§ **Exercise description**: Repeat the listing word for word. No pictures belong in the copy.

§ **Data provided**:
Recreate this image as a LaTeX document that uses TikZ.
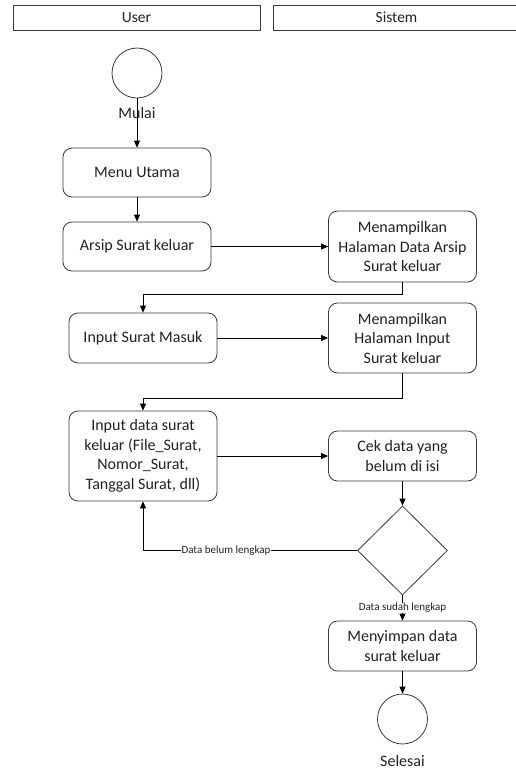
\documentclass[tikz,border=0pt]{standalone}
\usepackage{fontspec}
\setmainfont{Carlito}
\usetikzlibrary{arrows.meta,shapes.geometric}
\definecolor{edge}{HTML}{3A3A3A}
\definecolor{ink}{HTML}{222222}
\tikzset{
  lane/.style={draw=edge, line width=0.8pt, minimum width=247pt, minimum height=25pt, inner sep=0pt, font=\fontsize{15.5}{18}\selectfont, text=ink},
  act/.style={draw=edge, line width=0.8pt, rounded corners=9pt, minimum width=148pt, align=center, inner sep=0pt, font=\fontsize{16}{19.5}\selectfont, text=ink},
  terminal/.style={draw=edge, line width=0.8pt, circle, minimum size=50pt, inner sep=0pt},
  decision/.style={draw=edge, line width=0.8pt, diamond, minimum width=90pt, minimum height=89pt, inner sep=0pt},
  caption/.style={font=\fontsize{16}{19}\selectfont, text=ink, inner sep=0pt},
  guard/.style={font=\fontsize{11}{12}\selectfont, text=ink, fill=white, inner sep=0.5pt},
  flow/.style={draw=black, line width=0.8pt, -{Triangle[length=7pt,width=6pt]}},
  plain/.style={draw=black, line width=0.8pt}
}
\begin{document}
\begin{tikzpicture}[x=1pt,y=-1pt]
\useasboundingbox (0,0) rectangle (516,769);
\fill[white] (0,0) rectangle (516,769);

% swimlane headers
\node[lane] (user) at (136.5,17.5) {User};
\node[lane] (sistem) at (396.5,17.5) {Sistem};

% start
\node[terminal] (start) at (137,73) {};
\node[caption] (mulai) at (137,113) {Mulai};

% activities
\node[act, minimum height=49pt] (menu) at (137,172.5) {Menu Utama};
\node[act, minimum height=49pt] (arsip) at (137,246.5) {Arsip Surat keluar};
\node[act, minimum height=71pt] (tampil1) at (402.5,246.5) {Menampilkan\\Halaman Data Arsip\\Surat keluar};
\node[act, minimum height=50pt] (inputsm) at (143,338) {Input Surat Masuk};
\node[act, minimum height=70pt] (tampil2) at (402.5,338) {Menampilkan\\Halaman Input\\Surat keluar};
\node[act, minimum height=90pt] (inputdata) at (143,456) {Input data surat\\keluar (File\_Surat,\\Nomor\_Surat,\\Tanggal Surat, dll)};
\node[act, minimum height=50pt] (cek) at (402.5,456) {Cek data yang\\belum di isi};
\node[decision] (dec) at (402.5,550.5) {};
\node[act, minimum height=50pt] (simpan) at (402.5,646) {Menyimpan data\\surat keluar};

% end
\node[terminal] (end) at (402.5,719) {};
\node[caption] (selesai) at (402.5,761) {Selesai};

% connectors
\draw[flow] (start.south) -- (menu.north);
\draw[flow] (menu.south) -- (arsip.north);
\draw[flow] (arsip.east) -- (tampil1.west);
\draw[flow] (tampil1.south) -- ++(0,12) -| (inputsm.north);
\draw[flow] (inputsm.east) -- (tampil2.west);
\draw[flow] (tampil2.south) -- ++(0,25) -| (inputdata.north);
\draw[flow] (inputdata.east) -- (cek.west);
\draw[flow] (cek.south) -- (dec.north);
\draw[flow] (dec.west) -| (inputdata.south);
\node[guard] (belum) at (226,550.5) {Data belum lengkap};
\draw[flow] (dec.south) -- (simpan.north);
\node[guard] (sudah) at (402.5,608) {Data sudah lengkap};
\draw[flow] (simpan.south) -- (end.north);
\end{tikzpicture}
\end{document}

§ **Final result**:
Recreate this image as a LaTeX document that uses TikZ.
\documentclass[tikz,border=0pt]{standalone}
\usepackage{fontspec}
\setmainfont{Carlito}
\usetikzlibrary{arrows.meta,shapes.geometric}
\definecolor{edge}{HTML}{3A3A3A}
\definecolor{ink}{HTML}{222222}
\tikzset{
  lane/.style={draw=edge, line width=0.8pt, minimum width=247pt, minimum height=25pt, inner sep=0pt, font=\fontsize{15.5}{18}\selectfont, text=ink},
  act/.style={draw=edge, line width=0.8pt, rounded corners=9pt, minimum width=148pt, align=center, inner sep=0pt, font=\fontsize{16}{19.5}\selectfont, text=ink},
  terminal/.style={draw=edge, line width=0.8pt, circle, minimum size=50pt, inner sep=0pt},
  decision/.style={draw=edge, line width=0.8pt, diamond, minimum width=90pt, minimum height=89pt, inner sep=0pt},
  caption/.style={font=\fontsize{16}{19}\selectfont, text=ink, inner sep=0pt},
  guard/.style={font=\fontsize{11}{12}\selectfont, text=ink, fill=white, inner sep=0.5pt},
  flow/.style={draw=black, line width=0.8pt, -{Triangle[length=7pt,width=6pt]}},
  plain/.style={draw=black, line width=0.8pt}
}
\begin{document}
\begin{tikzpicture}[x=1pt,y=-1pt]
\useasboundingbox (0,0) rectangle (516,769);
\fill[white] (0,0) rectangle (516,769);

% swimlane headers
\node[lane] (user) at (136.5,17.5) {User};
\node[lane] (sistem) at (396.5,17.5) {Sistem};

% start
\node[terminal] (start) at (137,73) {};
\node[caption] (mulai) at (137,113) {Mulai};

% activities
\node[act, minimum height=49pt] (menu) at (137,172.5) {Menu Utama};
\node[act, minimum height=49pt] (arsip) at (137,246.5) {Arsip Surat keluar};
\node[act, minimum height=71pt] (tampil1) at (402.5,246.5) {Menampilkan\\Halaman Data Arsip\\Surat keluar};
\node[act, minimum height=50pt] (inputsm) at (143,338) {Input Surat Masuk};
\node[act, minimum height=70pt] (tampil2) at (402.5,338) {Menampilkan\\Halaman Input\\Surat keluar};
\node[act, minimum height=90pt] (inputdata) at (143,456) {Input data surat\\keluar (File\_Surat,\\Nomor\_Surat,\\Tanggal Surat, dll)};
\node[act, minimum height=50pt] (cek) at (402.5,456) {Cek data yang\\belum di isi};
\node[decision] (dec) at (402.5,550.5) {};
\node[act, minimum height=50pt] (simpan) at (402.5,646) {Menyimpan data\\surat keluar};

% end
\node[terminal] (end) at (402.5,719) {};
\node[caption] (selesai) at (402.5,761) {Selesai};

% connectors
\draw[flow] (start.south) -- (menu.north);
\draw[flow] (menu.south) -- (arsip.north);
\draw[flow] (arsip.east) -- (tampil1.west);
\draw[flow] (tampil1.south) -- ++(0,12) -| (inputsm.north);
\draw[flow] (inputsm.east) -- (tampil2.west);
\draw[flow] (tampil2.south) -- ++(0,25) -| (inputdata.north);
\draw[flow] (inputdata.east) -- (cek.west);
\draw[flow] (cek.south) -- (dec.north);
\draw[flow] (dec.west) -| (inputdata.south);
\node[guard] (belum) at (226,550.5) {Data belum lengkap};
\draw[flow] (dec.south) -- (simpan.north);
\node[guard] (sudah) at (402.5,608) {Data sudah lengkap};
\draw[flow] (simpan.south) -- (end.north);
\end{tikzpicture}
\end{document}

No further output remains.